Taking these words at face value, even if the rest of the UK gets the referendum Cameron has promised on continued membership of the EU and decides to leave, an independent Scotland would, without any such popular endorsement, and after a now-acknowledged accession process post-independence, seek to stay within the EU. But the SNP, with endorsement from its own fiscal commission, also wants Scotland, post-independence, to enter a formal sterling monetary union with the rest of the UK. The loss of the UK’s AAA credit rating does not, as yet, appear to have persuaded the SNP to opt for early euro membership or for launching a standalone Scottish currency.
So, by 2017, say, an independent Scotland could be struggling to reconcile two competing and potentially combustible ambitions: to stay a full member of the EU while the rest of the UK is heading for the exit, but at the same time to cede control of monetary policy – and a large chunk of fiscal policy too – to the central bank of its exiting neighbour.

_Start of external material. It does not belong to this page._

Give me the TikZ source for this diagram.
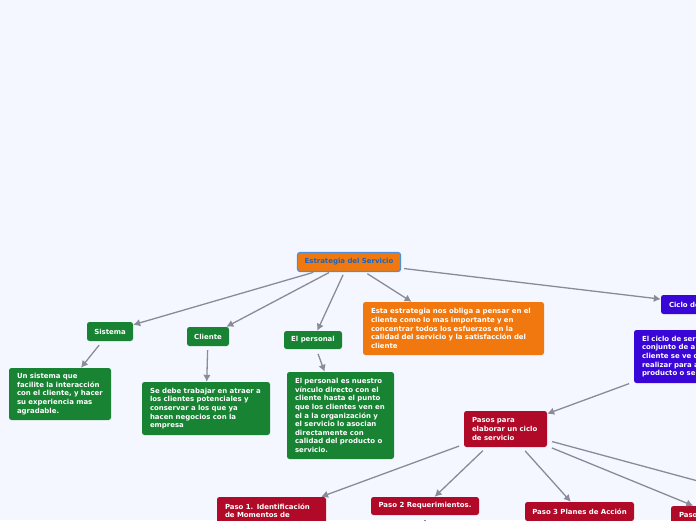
\documentclass[tikz,border=0pt]{standalone}
\usepackage{fontspec}
\setmainfont{DejaVu Sans}
\usetikzlibrary{
    arrows.meta,
    calc
}
\definecolor{bgblue}{HTML}{F4F7FF}
\definecolor{rootorange}{HTML}{F0780E}
\definecolor{rootline}{HTML}{4A90E2}
\definecolor{roottext}{HTML}{1565C8}
\definecolor{boxgreen}{HTML}{188433}
\definecolor{boxviolet}{HTML}{3A06D8}
\definecolor{boxred}{HTML}{B00A28}
\definecolor{connline}{HTML}{8A8A98}
\tikzset{sbox/.style={inner xsep=8pt, inner ysep=2pt, rounded corners=2.5pt, text=white, align=left, font=\fontsize{6.95}{8.6}\selectfont\bfseries}}
\tikzset{sgreen/.style={sbox, fill=boxgreen}}
\tikzset{sorange/.style={sbox, fill=rootorange}}
\tikzset{sviolet/.style={sbox, fill=boxviolet}}
\tikzset{sred/.style={sbox, fill=boxred}}
\tikzset{stitle/.style={inner xsep=3pt, align=center}}
\tikzset{conn/.style={draw=connline, line width=1.3pt, -{Latex[width=7.5pt, length=7pt]}, shorten <=5pt}}

\begin{document}
\begin{tikzpicture}[x=1pt, y=-1pt]
    \useasboundingbox (0, 0) rectangle (696, 520);
    \fill[bgblue] (0, 0) rectangle (696, 520);

    \node[sorange, stitle, draw=rootline, line width=1.2pt, text=roottext, minimum width=103pt, minimum height=19pt] (root) at (349, 262) {Estrategia del Servicio};
    \node[sorange, text width=165pt, minimum height=53pt] (idea) at (453.5, 328.5) {Esta estrategia nos obliga a pensar en el\\cliente como lo mas importante y en\\concentrar todos los esfuerzos en la\\calidad del servicio y la satisfacción del\\cliente};

    \node[sgreen, stitle, minimum width=46pt, minimum height=19pt] (sistema) at (110, 331.5) {Sistema};
    \node[sgreen, stitle, minimum width=42pt, minimum height=19pt] (cliente) at (208, 336.5) {Cliente};
    \node[sgreen, stitle, minimum width=58pt, minimum height=18pt] (personal) at (313, 340) {El personal};

    \node[sgreen, text width=86pt, minimum height=52pt] (sistemadesc) at (60, 394) {Un sistema que\\facilite la interacción\\con el cliente, y hacer\\su experiencia mas\\agradable.};
    \node[sgreen, text width=112pt, minimum height=53pt] (clientedesc) at (206, 408.5) {Se debe trabajar en atraer a\\los clientes potenciales y\\conservar a los que ya\\hacen negocios con la\\empresa};
    \node[sgreen, text width=91pt, minimum height=87pt] (personaldesc) at (340.5, 415.5) {El personal es nuestro\\vínculo directo con el\\cliente hasta el punto\\que los clientes ven en\\el a la organización y\\el servicio lo asocian\\directamente con\\calidad del producto o\\servicio.};

    \node[sviolet, text width=74pt, minimum height=19pt] (ciclo) at (706, 304.5) {Ciclo de};
    \node[sviolet, text width=122pt, minimum height=53pt] (ciclodesc) at (703, 356.5) {El ciclo de ser\\conjunto de a\\cliente se ve o\\realizar para a\\producto o ser};

    \node[sred, text width=67pt, minimum height=36pt] (pasos) at (505.5, 429) {Pasos para\\elaborar un ciclo\\de servicio};
    \node[sred, text width=93pt, minimum height=36pt] (paso1) at (271.5, 515) {Paso 1. Identificación\\de Momentos de\\\mbox{}};
    \node[sred, stitle, minimum width=108pt, minimum height=18pt] (paso2) at (425, 506) {Paso 2 Requerimientos.};
    \node[sred, stitle, minimum width=109pt, minimum height=19pt] (paso3) at (579.5, 511.5) {Paso 3 Planes de Acción};
    \node[sred, text width=76pt, minimum height=19pt] (paso4) at (717, 515.5) {Paso};

    \coordinate (pasoextra) at (770, 500.5);
    \coordinate (paso2hijo) at (425, 540);

    \draw[conn, shorten <=1pt] (root) -- (sistema);
    \draw[conn, shorten <=1pt] (root) -- (cliente);
    \draw[conn, shorten <=3pt] (root) -- (personal);
    \draw[conn, shorten <=3pt] (root) -- (idea);
    \draw[conn, shorten <=3pt] (root) -- (ciclo);
    \draw[conn] (sistema) -- (sistemadesc);
    \draw[conn, shorten <=4pt] (cliente) -- (clientedesc);
    \draw[conn] (personal) -- (personaldesc);
    \draw[conn] (ciclodesc) -- (pasos);
    \draw[conn] (pasos) -- (paso1);
    \draw[conn] (pasos) -- (paso2);
    \draw[conn] (pasos) -- (paso3);
    \draw[conn] (pasos) -- (paso4);
    \draw[conn] (pasos) -- (pasoextra);
    \draw[conn] (paso2) -- (paso2hijo);
\end{tikzpicture}
\end{document}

That certainly gives fresh meaning to the title of Sturgeon’s Brussels lecture: Independence goes with interdependence. But not, perhaps in quite the way she intended. She did say in her lecture that Ukip had never had much traction in Scotland, averaging about 1 per cent of the vote wherever it stood. Well, it only had 3.6 per cent in Eastleigh in 2010. With European elections due here in June 2014 – just a few months before the promised independence referendum – we will doubtless see whether Ukip was an Eastleigh flash-in-the-pan or not.